Given the easy accessibility of recorded music of virtually every type and era, at times it seems that musically, all time collapses into the present time. It’s a strangely ahistorical contemporaneity we seem to inhabit—is the internet eternity’s jukebox?–but even if it makes for a certain uneasiness, the random-shuffle possibilities it opens up may provide opportunities for musical illumination.

Realizing some of those possibilities is something Chicago’s Spektral String Quartet sets out to do with its ambitious double album Experiments in Living. The group selected seven string quartets written between 1873 and 2018 and, inventing a randomizing process to be realized with a deck of cards, offer the listener the chance to order and reorder the pieces for playback.

The works the group chose are Brahms’ 1873 String Quartet in C Minor; Schoenberg’s String Quartet No. 3 (1927); Ruth Crawford’s String Quartet of 1931; Anthony Cheung’s Real Book of Fake Tunes for string quartet and flute (2015); George Lewis’ 2016 String Quartet 1.5: Experiments in Living; Sam Pluta’s binary/momentary logics: flow state/joy state (2016); and Charmaine Lee’s 2018 Spinals for string quartet, voice and electronics.

The eighty year lacuna between Crawford’s work and Cheung’s represents a conceptual as well as a chronological discontinuity.

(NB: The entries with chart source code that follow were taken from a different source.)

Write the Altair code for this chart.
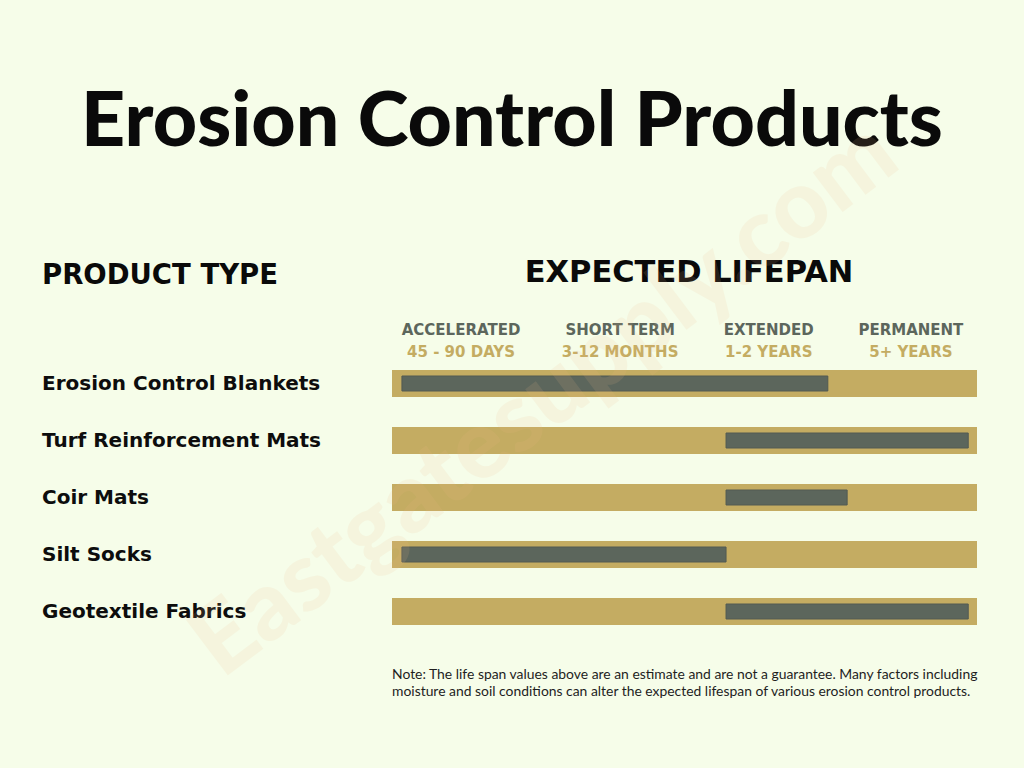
import altair as alt
import pandas as pd

# ---- data ----
products = ["Erosion Control Blankets", "Turf Reinforcement Mats", "Coir Mats",
            "Silt Socks", "Geotextile Fabrics"]
# lifespan bar extents on a 0-100 scale (0 = start of ACCELERATED, 100 = end of PERMANENT)
life_start = [1.7, 57.1, 57.1, 1.7, 57.1]
life_end = [74.5, 98.5, 77.8, 57.1, 98.5]
scale_min = [0, 0, 0, 0, 0]
scale_max = [100, 100, 100, 100, 100]

categories = ["ACCELERATED", "SHORT TERM", "EXTENDED", "PERMANENT"]
durations = ["45 - 90 DAYS", "3-12 MONTHS", "1-2 YEARS", "5+ YEARS"]
category_pos = [11.8, 39.0, 64.4, 88.7]

title_text = "Erosion Control Products"
left_header = "PRODUCT TYPE"
right_header = "EXPECTED LIFEPAN"
note_lines = [
    "Note: The life span values above are an estimate and are not a guarantee. Many factors including",
    "moisture and soil conditions can alter the expected lifespan of various erosion control products.",
]
watermark = "Eastgatesupply.com"

BG = "#f6fde9"
GOLD = "#c4ac62"
DARK = "#5c665c"
FONT = "Lato"
WIDE = "DejaVu Sans"

bars = pd.DataFrame({"product": products, "start": life_start, "end": life_end,
                     "smin": scale_min, "smax": scale_max})
cats = pd.DataFrame({"cat": categories, "dur": durations, "pos": category_pos})

xs = alt.Scale(domain=[0, 100], nice=False, zero=False)
ys = alt.Scale(domain=products, paddingInner=0, paddingOuter=0)

base = alt.Chart(bars)

gold = base.mark_bar(size=27, color=GOLD, cornerRadius=0).encode(
    y=alt.Y("product:N", scale=ys, axis=None, sort=products),
    x=alt.X("smin:Q", scale=xs, axis=None),
    x2="smax:Q",
)
dark = base.mark_bar(size=15, color=DARK, stroke="#525a52", strokeWidth=1,
                     cornerRadius=0).encode(
    y=alt.Y("product:N", scale=ys, axis=None, sort=products),
    x=alt.X("start:Q", scale=xs, axis=None),
    x2="end:Q",
)
row_labels = base.mark_text(align="left", baseline="middle", font=WIDE, fontSize=20,
                            fontWeight="bold", color="#0d0d0d").encode(
    y=alt.Y("product:N", scale=ys, axis=None, sort=products),
    x=alt.value(-350),
    text="product:N",
)

cat_text = alt.Chart(cats).mark_text(align="center", baseline="middle", font=WIDE,
                                     fontSize=15, fontWeight="bold", color=DARK).encode(
    x=alt.X("pos:Q", scale=xs, axis=None),
    y=alt.value(-25),
    text="cat:N",
)
dur_text = alt.Chart(cats).mark_text(align="center", baseline="middle", font=WIDE,
                                     fontSize=15, fontWeight="bold", color=GOLD).encode(
    x=alt.X("pos:Q", scale=xs, axis=None),
    y=alt.value(-3),
    text="dur:N",
)

def label(text, x, y, size, align="left", weight="bold", color="#0a0a0a", angle=None,
          opacity=1.0, font=FONT):
    kw = dict(align=align, baseline="middle", font=font, fontSize=size,
              fontWeight=weight, color=color, opacity=opacity)
    if angle is not None:
        kw["angle"] = angle
    return alt.Chart(pd.DataFrame({"t": [text]})).mark_text(**kw).encode(
        x=alt.value(x), y=alt.value(y), text="t:N")

title = label(title_text, 120, -232, 77, align="center", weight=900)
lh = label(left_header, -350, -79, 27.5, font=WIDE)
rh = label(right_header, 297, -82, 30.5, align="center", font=WIDE)

note1 = label(note_lines[0], 0, 320, 13.9, weight="normal", color="#1e1e1e")
note2 = label(note_lines[1], 0, 337, 13.9, weight="normal", color="#1e1e1e")

wm = label(watermark, 153, 45, 96, align="center", weight=900, color="#f0b989",
           angle=323, opacity=0.12)

chart = alt.layer(gold, dark, row_labels, cat_text, dur_text, title, lh, rh,
                  note1, note2, wm).properties(
    width=585, height=285,
    padding={"left": 392, "right": 47, "top": 355, "bottom": 128},
    autosize=alt.AutoSizeParams(type="none"),
    background=BG,
).configure_view(stroke=None)

chart.save("out.html", embed_options={"renderer": "svg", "actions": False})
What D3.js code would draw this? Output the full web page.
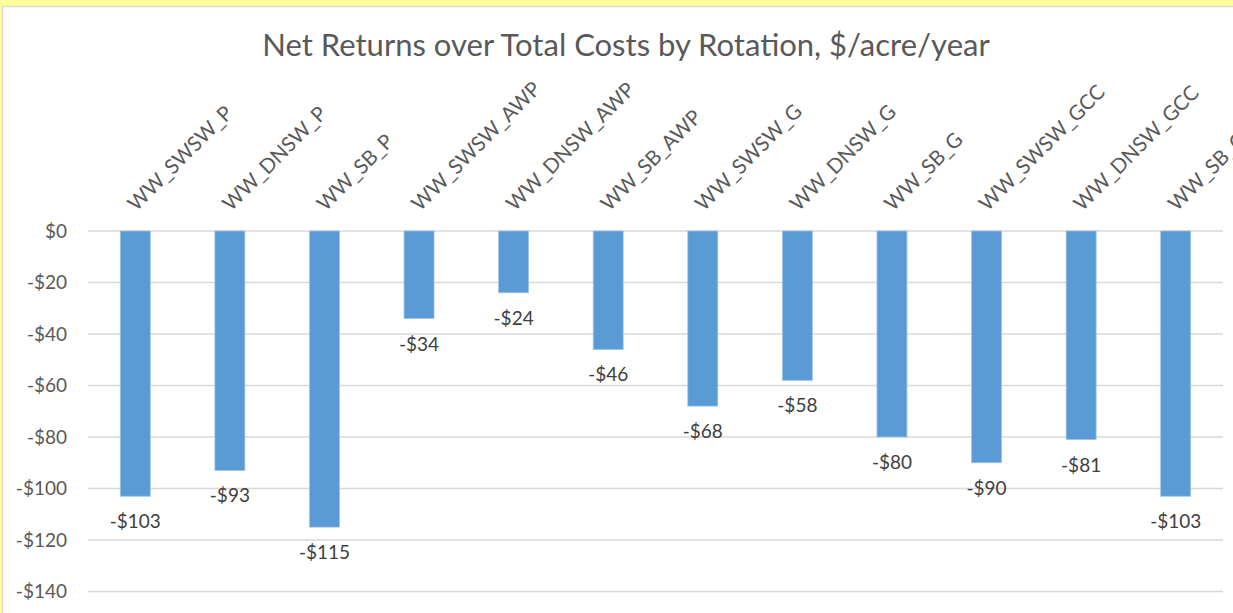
<!DOCTYPE html>
<html>
<head>
<meta charset="utf-8">
<script src="https://cdn.jsdelivr.net/npm/d3@7"></script>
<style>
  body { margin: 0; background: #ffff99; overflow: hidden; }
  svg { display: block; font-family: Lato, "Open Sans", sans-serif; }
</style>
</head>
<body>
<div id="main"></div>
<script>
// data
const categories = ["WW_SWSW_P", "WW_DNSW_P", "WW_SB_P", "WW_SWSW_AWP", "WW_DNSW_AWP", "WW_SB_AWP",
    "WW_SWSW_G", "WW_DNSW_G", "WW_SB_G", "WW_SWSW_GCC", "WW_DNSW_GCC", "WW_SB_GCC"];
const netReturns = [-103, -93, -115, -34, -24, -46, -68, -58, -80, -90, -81, -103];
const yTicks = [0, -20, -40, -60, -80, -100, -120, -140];
const title = "Net Returns over Total Costs by Rotation, $/acre/year";

// dimensions
const svg_width = 1233,
    svg_height = 613;
const plot = {left: 88, right: 1223, top: 231, bottom: 591.5};

var svg = d3.select("#main").append("svg")
    .attr("width", svg_width)
    .attr("height", svg_height);

// chart area (white, with light border)
svg.append("rect")
    .attr("x", 2.5).attr("y", 6.5)
    .attr("width", svg_width + 20).attr("height", svg_height + 20)
    .attr("fill", "#ffffff")
    .attr("stroke", "#d9d9d9")
    .attr("stroke-width", 1.5);

// title
svg.append("text")
    .attr("x", 626)
    .attr("y", 56)
    .attr("text-anchor", "middle")
    .attr("fill", "#595959")
    .style("font-size", "31px")
    .text(title);

// scales
var xScale = d3.scaleBand()
    .domain(categories)
    .range([plot.left, plot.right])
    .paddingInner(0.683)
    .paddingOuter(0.3415);
var yScale = d3.scaleLinear()
    .domain([-140, 0])
    .range([plot.bottom, plot.top]);

// gridlines + y labels
var yAxis = svg.append("g").attr("id", "y-axis");
yAxis.selectAll("line")
    .data(yTicks)
    .enter().append("line")
    .attr("x1", plot.left).attr("x2", plot.right)
    .attr("y1", d => yScale(d)).attr("y2", d => yScale(d))
    .attr("stroke", "#d9d9d9")
    .attr("stroke-width", 1.5);
yAxis.selectAll("text")
    .data(yTicks)
    .enter().append("text")
    .attr("x", 67)
    .attr("y", d => yScale(d))
    .attr("dy", "0.35em")
    .attr("text-anchor", "end")
    .attr("fill", "#595959")
    .style("font-size", "19px")
    .text(d => (d < 0 ? "-$" : "$") + Math.abs(d));

// bars
svg.selectAll(".bar")
    .data(netReturns)
    .enter().append("rect")
    .attr("class", "bar")
    .attr("x", (d, i) => xScale(categories[i]))
    .attr("y", d => yScale(0))
    .attr("width", xScale.bandwidth())
    .attr("height", d => yScale(d) - yScale(0))
    .attr("fill", "#5b9bd5")
    .attr("stroke", "#9dc3e6")
    .attr("stroke-width", 0.75);

// data labels
svg.selectAll(".value-label")
    .data(netReturns)
    .enter().append("text")
    .attr("class", "value-label")
    .attr("x", (d, i) => xScale(categories[i]) + xScale.bandwidth() / 2)
    .attr("y", d => yScale(d) + 32)
    .attr("text-anchor", "middle")
    .attr("fill", "#404040")
    .style("font-size", "19px")
    .text(d => (d < 0 ? "-$" : "$") + Math.abs(d));

// category labels, rotated
svg.selectAll(".cat-label")
    .data(categories)
    .enter().append("text")
    .attr("class", "cat-label")
    .attr("transform", d => `translate(${xScale(d) + xScale.bandwidth() / 2 - 4}, 207) rotate(-45)`)
    .attr("dy", "0.35em")
    .attr("text-anchor", "start")
    .attr("fill", "#595959")
    .style("font-size", "20.5px")
    .text(d => d);
</script>
</body>
</html>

A developmental continuity binds the earlier three works: the Schoenberg quartet conserves something of the romanticism of the Brahms, while the dissonant counterpoint of the Crawford quartet plays peculiarly American variations on Schoenberg’s serialism. As distinct as these three pieces are, all are fully composed and squarely within the elastic but still recognizable tradition of Western art music. The pieces on the other side of the great divide, by contrast, break out of that tradition as much as they take their bearings from it. They sound different, to begin with—their vocabularies draw as a matter of course on extended performance techniques that at times push their surface textures to extremes of noise and fragmentation.

One other significant break lies with the newer works’ engagement with improvisation as something major to do, emulate, or draw inspiration from. Lee’s relatively short, single-movement work, which was created in collaboration with the ensemble, is completely improvised. Lee, who joins the quartet in their performance, is an improvising vocalist who augments her voice with electronic amplification; the piece is an abstract blend of wordless vocals and largely unpitched sounds. Pluta describes his rapidly moving, twenty-five movement quartet as being about the “joy of opening up the mind to improvisatory exploration;” what’s explored is an electronically inspired collection of quick-cutting, scratchy, oscillating sounds that the quartet convincingly translates onto acoustic string instruments. Cheung’s lyrical, five-movement piece layers a flute line played by Claire Chase in an improvisational spirit over compact, song-length settings. Although improvisation plays a significant role in Lewis’ musical poetics, his exuberant quartet, which like Lee’s, Pluta’s, and Cheung’s was commissioned by the ensemble, is a fully notated work that weaves together various extended techniques into an episodic, but audibly cohesive, tissue of sound.

In its willingness to disrupt ordinary ways of listening to music within a highly diverse tradition, The Spektral Quartet’s Experiments in Living is certainly a challenging recording, and a stimulating one as well.